円紫さんを越えてしまった

飲めば都

北村薫さんの新刊長篇『飲めば都』*1(新潮社)を読み終えた。ある一流出版社の編集者をしている女の子小酒井都さんを主人公に、彼女を取り巻く同僚たちとの“酒のつきあい”を中心に進む物語である。
帯には「文芸編集女子」「酒女子」とある。これは出版社のほうで付けた言葉なのだろう。でも本文中にも「○○女子」という言葉が出てきたようにも思う。わたしはどうもこのフレーズが苦手だ。この小説のなかで展開される、都さんと先輩同輩たちの気のおけない人間関係にも違和感がある。自分の職場がそういう人間関係にはならないような雰囲気であることからの憧れなのか、たとえそういう気のおけないフランクな職場であったとしても、自分の性格としてそこには入っていけないだろうという妬みなのか、それらの気持ちがないまぜになって、小説に登場する人びとに感情移入ができなかった。
物語としては酒の場の挿話中心で、そこに都さんの編集者としての仕事や恋がからみながら時間が進んでいくというかたちになっている。これら挿話のひとつひとつはたいへん面白いのである。しかし、いったん本を閉じてしまうと、栞を挟んだ箇所から再開するのが何となくおっくうだった。申し訳ないけれど、北村作品の愛読者としては珍しく読みながら複雑な気分になる。
この本を読みながら、わたしは北村さんのデビュー作である『空飛ぶ馬』を思い出していた。若い女の子(使いたくないが便利だから言えば「文芸女子」)の気持ちの細かな変化を、ごく軽やかに描くあたり、共通しているのではないか、と。
わたしが東京に住むようになったのは1998年だが、それまで北村薫という作家を知らなかった。翌年北関東のある女子大で週一コマの非常勤講師をすることになり、そこで知り合ったおなじ立場の先生から教わったのである。
無愛想であまり気さくに他人と話せない性格なので、授業に出向いても、講師控室などで一緒になる他の先生と気軽に世間話を交わすことはなかった。しかし、毎週通っているうち、仕事帰りに大学から駅に向かう路線バスと、その駅から都心へ向かう電車でいつも一緒になる先生がいることに気づいた。あるとき何かのきっかけで話をし始めたら、お互い本好きであることを知ったのである。それから毎回、都心までの一時間程度の時間、ほとんど本の話をしながら帰ったことを懐かしく思い出す。
北村薫さんの名前もその先生から教わったのである。
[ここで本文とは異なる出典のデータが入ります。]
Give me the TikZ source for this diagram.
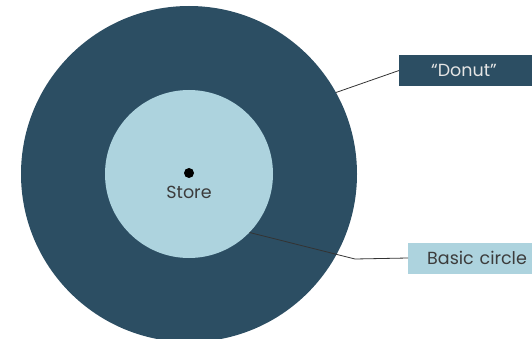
\documentclass[tikz,border=0pt]{standalone}
\usepackage{fontspec}
\setmainfont{Poppins}
\usetikzlibrary{positioning}
\definecolor{darkring}{RGB}{44,78,99}
\definecolor{lightdisc}{RGB}{173,211,222}
\definecolor{labeltext}{RGB}{60,60,60}
\tikzset{
  ring/.style={circle, fill=darkring, inner sep=0pt, minimum size=336pt},
  disc/.style={circle, fill=lightdisc, inner sep=0pt, minimum size=168pt},
  tag/.style={anchor=west, inner sep=0pt, minimum height=31pt, align=left, font=\fontsize{17.5}{20}\selectfont},
  leader/.style={draw=black!80, line width=0.8pt}
}
\begin{document}
\begin{tikzpicture}[x=1pt,y=-1pt]
\useasboundingbox (0,0) rectangle (532,339);
\node[ring] (donut) at (189,174) {};
\node[disc] (basic) at (189,174) {};
\fill (189,173) circle (5pt);
\node[font=\fontsize{17.5}{20}\selectfont, text=labeltext] (store) at (189,192) {Store};
\node[tag, fill=darkring, text=white!90!black, text width=133pt] (donuttag) at (399,70.5) {\hspace*{32pt}“Donut”};
\node[tag, fill=lightdisc, text=labeltext, text width=130pt] (basictag) at (408,258) {\hspace*{19pt}Basic circle};
\draw[leader] (donut.29) -- (donuttag.west);
\draw[leader] (basic.-44) -- (355,259) -- (basictag.west);
\end{tikzpicture}
\end{document}
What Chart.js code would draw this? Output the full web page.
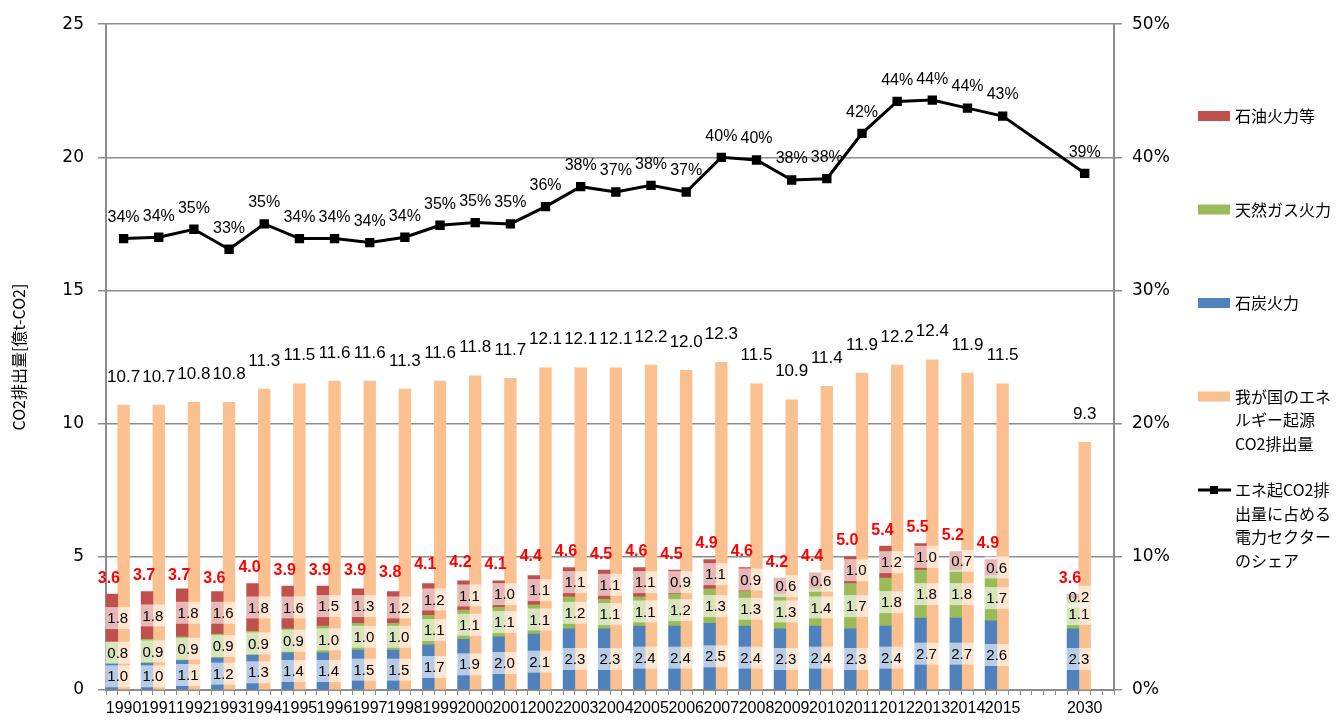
<!DOCTYPE html>
<html>
<head>
<meta charset="utf-8">
<script src="https://cdn.jsdelivr.net/npm/chart.js@4.4.1/dist/chart.umd.min.js"></script>
<style>
  html, body { margin: 0; padding: 0; background: #fff; }
  #wrap { width: 1341px; height: 722px; }
</style>
</head>
<body>
<div id="wrap"><canvas id="c" width="1341" height="722"></canvas></div>
<script>
// 年 (2015の後は2030まで空ける)
const years = ['1990','1991','1992','1993','1994','1995','1996','1997','1998','1999',
  '2000','2001','2002','2003','2004','2005','2006','2007','2008','2009',
  '2010','2011','2012','2013','2014','2015','2030'];

// 電力セクターの内訳 [億t-CO2]
const coal = [1.0,1.0,1.1,1.2,1.3,1.4,1.4,1.5,1.5,1.7,1.9,2.0,2.1,2.3,2.3,2.4,2.4,2.5,2.4,2.3,2.4,2.3,2.4,2.7,2.7,2.6,2.3];
const gas  = [0.8,0.9,0.9,0.9,0.9,0.9,1.0,1.0,1.0,1.1,1.1,1.1,1.1,1.2,1.1,1.1,1.2,1.3,1.3,1.3,1.4,1.7,1.8,1.8,1.8,1.7,1.1];
const oil  = [1.8,1.8,1.8,1.6,1.8,1.6,1.5,1.3,1.2,1.2,1.1,1.0,1.1,1.1,1.1,1.1,0.9,1.1,0.9,0.6,0.6,1.0,1.2,1.0,0.7,0.6,0.2];
// 火力合計 (赤字ラベル)
const thermalTotal = [3.6,3.7,3.7,3.6,4.0,3.9,3.9,3.9,3.8,4.1,4.2,4.1,4.4,4.6,4.5,4.6,4.5,4.9,4.6,4.2,4.4,5.0,5.4,5.5,5.2,4.9,3.6];
// 我が国のエネルギー起源CO2排出量
const energyCO2 = [10.7,10.7,10.8,10.8,11.3,11.5,11.6,11.6,11.3,11.6,11.8,11.7,12.1,12.1,12.1,12.2,12.0,12.3,11.5,10.9,11.4,11.9,12.2,12.4,11.9,11.5,9.3];
// 電力セクターのシェア [%]
const powerShare = [33.9,34.0,34.6,33.1,35.0,33.9,33.9,33.6,34.0,34.9,35.1,35.0,36.3,37.8,37.4,37.9,37.4,40.0,39.8,38.3,38.4,41.8,44.2,44.3,43.7,43.1,38.8];

const seriesNames = ['石炭火力','天然ガス火力','石油火力等','我が国のエネルギー起源CO2排出量','エネ起CO2排出量に占める電力セクターのシェア'];

const colCoal = '#4F81BD', colGas = '#9BBB59', colOil = '#C0504D', colTotal = '#FAC090';
const gridCol = '#8c8c8c';
const labelFont = '"Liberation Sans", Arial, sans-serif';
const jpFont = '"Noto Sans CJK JP", "Noto Sans", sans-serif';

// 1年につき3スロット (内訳, 合計, 空き)、2030の前に4スロット空ける
const slotCount = 86;
function slotOf(i) { return 3 * i + (years[i] === '2030' ? 4 : 0); }

const xLabels = new Array(slotCount).fill('');
const coalS = new Array(slotCount).fill(null);
const gasS = new Array(slotCount).fill(null);
const oilS = new Array(slotCount).fill(null);
const totalS = new Array(slotCount).fill(null);
const shareS = new Array(slotCount).fill(null);
years.forEach((y, i) => {
  const s = slotOf(i);
  xLabels[s + 1] = y;
  coalS[s] = coal[i];
  gasS[s] = gas[i];
  oilS[s] = oil[i];
  totalS[s + 1] = energyCO2[i];
  shareS[s + 1] = powerShare[i];
});

// データラベル
const labelPlugin = {
  id: 'labels',
  afterDatasetsDraw(chart) {
    const ctx = chart.ctx;
    const yScale = chart.scales.y;
    ctx.save();
    ctx.textAlign = 'center';
    ctx.textBaseline = 'middle';

    // 内訳の値 (半透明の白い箱つき)
    ctx.font = '15px ' + labelFont;
    [0, 1, 2].forEach(di => {
      const meta = chart.getDatasetMeta(di);
      const arr = [coal, gas, oil][di];
      years.forEach((y, i) => {
        const el = meta.data[slotOf(i)];
        const txt = arr[i].toFixed(1);
        const cx = el.x + el.width / 2;
        const cy = (el.y + el.base) / 2;
        const w = ctx.measureText(txt).width + 4;
        ctx.fillStyle = 'rgba(255,255,255,0.6)';
        ctx.fillRect(cx - w / 2, cy - 11, w, 22);
        ctx.fillStyle = '#000';
        ctx.fillText(txt, cx, cy + 1);
      });
    });

    // 火力合計 (赤)
    ctx.font = 'bold 16px ' + labelFont;
    ctx.fillStyle = '#FF0000';
    const oilMeta = chart.getDatasetMeta(2);
    years.forEach((y, i) => {
      const el = oilMeta.data[slotOf(i)];
      ctx.fillText(thermalTotal[i].toFixed(1), el.x - 3, yScale.getPixelForValue(thermalTotal[i]) - 16);
    });

    // エネルギー起源CO2
    ctx.font = '17px ' + labelFont;
    ctx.fillStyle = '#000';
    const totMeta = chart.getDatasetMeta(3);
    years.forEach((y, i) => {
      const el = totMeta.data[slotOf(i) + 1];
      ctx.fillText(energyCO2[i].toFixed(1), el.x, el.y - 28);
    });

    // シェア
    ctx.font = '16px ' + labelFont;
    const lineMeta = chart.getDatasetMeta(4);
    years.forEach((y, i) => {
      const el = lineMeta.data[slotOf(i) + 1];
      ctx.fillText(Math.round(powerShare[i]) + '%', el.x, el.y - 21);
    });
    ctx.restore();
  }
};

// 凡例 (右側)
const legendPlugin = {
  id: 'sideLegend',
  afterDraw(chart) {
    const ctx = chart.ctx;
    const items = [
      { color: colOil, lines: ['石油火力等'] },
      { color: colGas, lines: ['天然ガス火力'] },
      { color: colCoal, lines: ['石炭火力'] },
      { color: colTotal, lines: ['我が国のエネ', 'ルギー起源', 'CO2排出量'] },
      { line: true, lines: ['エネ起CO2排', '出量に占める', '電力セクター', 'のシェア'] }
    ];
    ctx.save();
    ctx.font = '16px ' + jpFont;
    ctx.textBaseline = 'middle';
    ctx.textAlign = 'left';
    items.forEach((it, k) => {
      const y = 116 + k * 93.5;
      if (it.line) {
        ctx.strokeStyle = '#000';
        ctx.lineWidth = 3;
        ctx.beginPath();
        ctx.moveTo(1198, y);
        ctx.lineTo(1231, y);
        ctx.stroke();
        ctx.fillStyle = '#000';
        ctx.fillRect(1210, y - 4, 8, 8);
      } else {
        ctx.fillStyle = it.color;
        ctx.fillRect(1198, y - 5, 32, 10);
      }
      ctx.fillStyle = '#000';
      it.lines.forEach((t, j) => ctx.fillText(t, 1235, y + j * 23.5));
    });
    ctx.restore();
  }
};

const ctx = document.getElementById('c').getContext('2d');
const chart = new Chart(ctx, {
  data: {
    labels: xLabels,
    datasets: [
      { type: 'bar', label: seriesNames[0], data: coalS, backgroundColor: colCoal, order: 2 },
      { type: 'bar', label: seriesNames[1], data: gasS, backgroundColor: colGas, order: 2 },
      { type: 'bar', label: seriesNames[2], data: oilS, backgroundColor: colOil, order: 2 },
      { type: 'bar', label: seriesNames[3], data: totalS, backgroundColor: colTotal, order: 2 },
      {
        type: 'line', label: seriesNames[4], data: shareS, yAxisID: 'y1',
        borderColor: '#000', borderWidth: 3, pointStyle: 'rect', pointRadius: 4.5,
        pointBackgroundColor: '#000', pointBorderColor: '#000', spanGaps: true,
        tension: 0, order: 0
      }
    ]
  },
  options: {
    responsive: false,
    devicePixelRatio: 1,
    animation: false,
    datasets: { bar: { barPercentage: 1, categoryPercentage: 1 } },
    layout: { padding: { top: 18, right: 150, left: 0, bottom: 0 } },
    plugins: { legend: { display: false }, tooltip: { enabled: false } },
    scales: {
      x: {
        stacked: true,
        offset: true,
        grid: { display: true, drawOnChartArea: false, drawTicks: true, tickLength: 5, color: gridCol, offset: true },
        border: { color: gridCol, width: 2 },
        ticks: { autoSkip: false, maxRotation: 0, minRotation: 0, padding: 4, color: '#000', font: { family: labelFont, size: 16 } },
        afterFit(s) { s.height = 32; }
      },
      y: {
        stacked: true,
        min: 0, max: 25,
        ticks: { stepSize: 5, padding: 14, color: '#000', font: { family: '"DejaVu Sans", sans-serif', size: 17 } },
        grid: { color: gridCol, lineWidth: 1.5, tickLength: 8 },
        border: { color: gridCol, width: 2 },
        title: { display: true, text: 'CO2排出量[億t-CO2]', color: '#000', padding: { top: 9, bottom: 4 }, font: { family: jpFont, size: 16 } },
        afterFit(s) { s.width = 106; }
      },
      y1: {
        position: 'right',
        min: 0, max: 50,
        ticks: { stepSize: 10, padding: 10, color: '#000', callback: v => v + '%', font: { family: '"DejaVu Sans", sans-serif', size: 17 } },
        grid: { drawOnChartArea: false, tickLength: 8, color: gridCol, lineWidth: 1.5 },
        border: { color: gridCol, width: 2 },
        afterFit(s) { s.width = 77; }
      }
    }
  },
  plugins: [labelPlugin, legendPlugin]
});
</script>
</body>
</html>
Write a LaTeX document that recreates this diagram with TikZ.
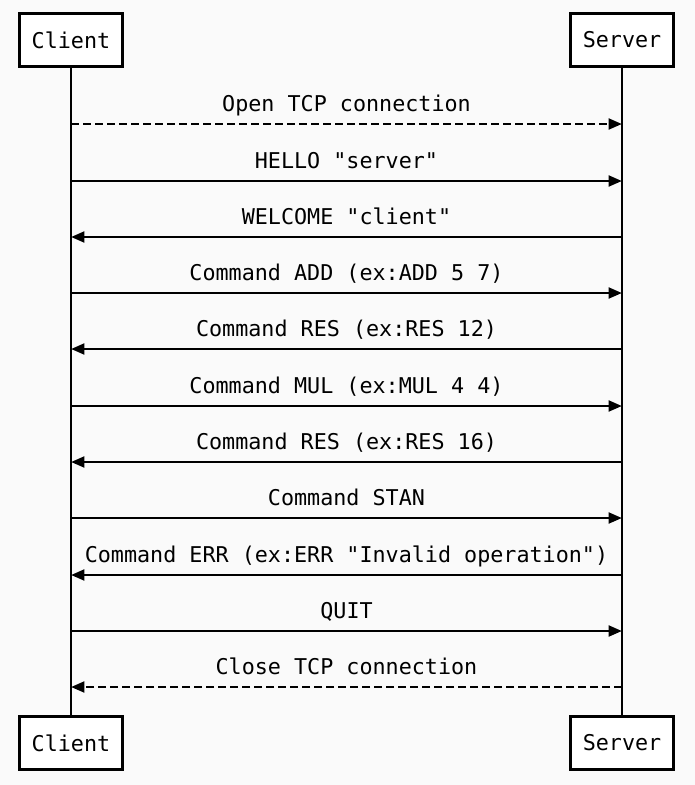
\documentclass[tikz,border=0pt]{standalone}
\usepackage{fontspec}
\setmonofont{DejaVu Sans Mono}
\usepackage{xcolor}
\usetikzlibrary{arrows.meta,positioning}
\definecolor{paper}{RGB}{250,250,250}

\begin{document}
\begin{tikzpicture}[x=0.75pt,y=-0.75pt,
  actor/.style={draw,line width=2.1pt,fill=white,minimum width=77.6pt,minimum height=40pt,inner sep=0pt,font=\ttfamily\fontsize{16.3}{18}\selectfont},
  life/.style={line width=2.1pt},
  msg/.style={line width=2.1pt,-{Triangle[length=10pt,width=8pt]}},
  lbl/.style={anchor=base,yshift=9.75pt,inner sep=0pt,font=\ttfamily\fontsize{16.3}{18}\selectfont},
  dashed/.style={dash pattern=on 6pt off 3pt}]
% ----- page -----
\fill[paper] (0,0) rectangle (695,785);
\useasboundingbox (0,0) rectangle (695,785);
% ----- actors -----
\node[actor] (cTop) at (71,40) {Client};
\node[actor] (sTop) at (622,40) {Server};
\node[actor] (cBot) at (71,743) {Client};
\node[actor] (sBot) at (622,743) {Server};
\draw[life] (cTop) -- (cBot);
\draw[life] (sTop) -- (sBot);
% ----- messages -----
\foreach \y/\a/\b/\st/\txt in {
  124/c/s/dashed/{Open TCP connection},
  181/c/s/solid/{HELLO "server"},
  237/s/c/solid/{WELCOME "client"},
  293/c/s/solid/{Command ADD (ex:ADD 5 7)},
  349/s/c/solid/{Command RES (ex:RES 12)},
  406/c/s/solid/{Command MUL (ex:MUL 4 4)},
  462/s/c/solid/{Command RES (ex:RES 16)},
  518/c/s/solid/{Command STAN},
  575/s/c/solid/{Command ERR (ex:ERR "Invalid operation")},
  631/c/s/solid/{QUIT},
  687/s/c/dashed/{Close TCP connection}}
{
  \coordinate (c\y) at (71,\y);
  \coordinate (s\y) at (622,\y);
  \draw[msg,\st] (\a\y) -- node[lbl] {\txt} (\b\y);
}
\end{tikzpicture}
\end{document}
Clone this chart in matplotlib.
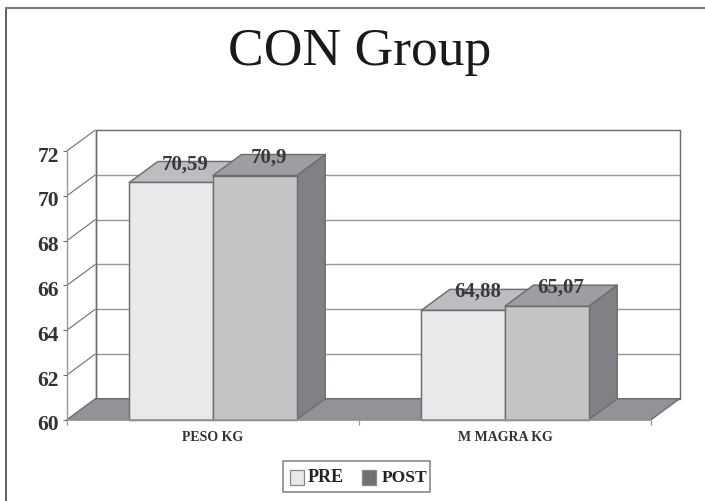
import matplotlib
matplotlib.use('Agg')
import matplotlib.pyplot as plt
from matplotlib.patches import Polygon, Rectangle

# values
categories = ['PESO KG', 'M MAGRA KG']
pre_values = [70.59, 64.88]
post_values = [70.9, 65.07]
pre_labels = ['70,59', '64,88']
post_labels = ['70,9', '65,07']
y_ticks = [60, 62, 64, 66, 68, 70, 72]

W, H = 705, 502
plt.rcParams['font.family'] = ['Liberation Serif', 'DejaVu Serif']

fig = plt.figure(figsize=(W / 100, H / 100), dpi=100)
fig.patch.set_facecolor('white')

# outer frame, only left and top show in the original
fig.add_artist(plt.Line2D([6.3 / W, 6.3 / W], [0, 1 - 9 / H], transform=fig.transFigure, color='#333333', lw=1.1))
fig.add_artist(plt.Line2D([6.3 / W, 1], [1 - 9 / H, 1 - 9 / H], transform=fig.transFigure, color='#7a7a7a', lw=1.5))

# axes box = front plane of the fake 3d chart
ax = fig.add_axes([67 / W, 1 - 420.7 / H, 584 / W, 268.8 / H])
ax.set_xlim(0, 2)
ax.set_ylim(60, 72)
ax.axis('off')

# depth of the 3d box in data units
dx = 28.5 / 292
dy = 21 / 22.4
line_c = '#6d6e70'
grid_c = '#97989b'


def poly(pts, fc, ec=line_c, lw=1.05, z=2):
    ax.add_patch(Polygon(pts, closed=True, fc=fc, ec=ec, lw=lw, zorder=z, clip_on=False, joinstyle='round'))


def line(xs, ys, c=line_c, lw=1.0, z=1):
    ax.plot(xs, ys, color=c, lw=lw, zorder=z, clip_on=False, solid_capstyle='butt')


# back wall and gridlines
poly([(dx, 60 + dy), (2 + dx, 60 + dy), (2 + dx, 72 + dy), (dx, 72 + dy)], 'white', z=0.5)
for t in y_ticks:
    if t > 60 and t < 72:
        line([dx, 2 + dx], [t + dy, t + dy], grid_c)
    if t > 60:
        line([0, dx], [t, t + dy], line_c, lw=0.8)

# floor
poly([(0, 60), (2, 60), (2 + dx, 60 + dy), (dx, 60 + dy)], '#929396', z=0.8)

# left axis and ticks
line([0, 0], [60, 72], grid_c, z=1)
line([dx, dx], [60 + dy, 72 + dy], line_c, z=1)
for t in y_ticks:
    line([-0.012, 0], [t, t], line_c, lw=0.8)
    ax.text(-0.027, t - 0.21, str(t), ha='right', va='center', fontsize=15.5, fontweight='bold', color='#333335')

# bottom axis ticks
for x in [0, 1, 2]:
    line([x, x], [60, 59.75], grid_c, lw=0.9)
line([0, 2], [60, 60], grid_c, lw=1.2, z=6)

bar_w = 83.7 / 292
for i in range(len(categories)):
    cx = i + 0.5
    # PRE bar
    x0, x1, v = cx - bar_w, cx, pre_values[i]
    poly([(x0, 60), (x1, 60), (x1, v), (x0, v)], '#e8e9eb', z=3)
    poly([(x0, v), (x1, v), (x1 + dx, v + dy), (x0 + dx, v + dy)], '#bcbdc0', z=2.5)
    ax.text((x0 + x1) / 2 + dx * 0.5, v + dy * 0.92, pre_labels[i], ha='center', va='center',
            fontsize=15, fontweight='bold', color='#3a3a3c', zorder=7)
    # POST bar
    x0, x1, v = cx, cx + bar_w, post_values[i]
    poly([(x1, 60), (x1 + dx, 60 + dy), (x1 + dx, v + dy), (x1, v)], '#808184', z=3)
    poly([(x0, 60), (x1, 60), (x1, v), (x0, v)], '#c3c4c6', z=4)
    poly([(x0, v), (x1, v), (x1 + dx, v + dy), (x0 + dx, v + dy)], '#9d9ea1', z=4)
    ax.text((x0 + x1) / 2 + dx * 0.5, v + dy * 0.92, post_labels[i], ha='center', va='center',
            fontsize=15, fontweight='bold', color='#3a3a3c', zorder=7)
    ax.text(cx, 59.23, categories[i], ha='center', va='center', fontsize=10,
            fontweight='bold', color='#333335')

# title
fig.text(359.5 / W, 1 - 65 / H, 'CON Group', ha='center', va='baseline', fontsize=38.5, color='#1a1a1a')

# legend box drawn by hand to sit like the original
fig.add_artist(Rectangle((283 / W, 1 - 493 / H), 147 / W, 31.5 / H, transform=fig.transFigure,
                         fc='white', ec='#808080', lw=1.1))
fig.add_artist(Rectangle((290 / W, 1 - 485.7 / H), 13.7 / W, 14.7 / H, transform=fig.transFigure,
                         fc='#e8e9eb', ec='#888888', lw=0.9))
fig.text(307.5 / W, 1 - 478 / H, 'PRE', ha='left', va='center', fontsize=13, fontweight='bold', color='#222222')
fig.add_artist(Rectangle((362 / W, 1 - 485.7 / H), 14 / W, 14.7 / H, transform=fig.transFigure,
                         fc='#6f7073', ec='#888888', lw=0.9))
fig.text(382 / W, 1 - 478 / H, 'POST', ha='left', va='center', fontsize=12.6, fontweight='bold', color='#222222')

fig.savefig('out.png', dpi=100)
最初その響きを耳にして、わたしは「高村薫」さんのことだと勘違いしたのでよく憶えている。その話をしたのが、電車がどこかの川を渡る鉄橋の上だったことも。もうデビューから10年近く経っていたわけだから、ミステリ好きとしては迂闊なことであった。
それから北村さんの本を急いで集めだし、謎解きのあざやかさとブッキッシュな道具立てに一気に魅了された。『飲めば都』を読んで『空飛ぶ馬』*2を思い出し、ひさしぶりに書棚から取りだして、冒頭の「織部の霊」を読み返してみたのである。初めて読んだ十数年前から現在までのあいだに身につけた知識が少しはある。それが「織部の霊」にちりばめられた小道具と共鳴し、初読のおりにはたぶん理解できなかったであろうことがあまりにも多すぎるのを知って、あらためて北村作品が自分の好みに合うことを確認した。またこの短篇のなかで展開される先生の昔語りにたちこめた雰囲気が、乱歩作品や横溝作品によくある独白に通じるものがあってドキドキした。
織部の霊」のなかで、円紫さんは「四十をわずか前にしている」という年格好であることが書かれている。これを目にして時の移り変わりのはやさに衝撃を受けた。初めて読んだときにはずっと年上のおじさんだと思っていたのに、いまのわたしはもう円紫さんの年齢を越えているらしいからだ。『空飛ぶ馬』を発表した頃の北村さんがちょうど40歳頃でもあった。時間は刻々と経っていくものなのである。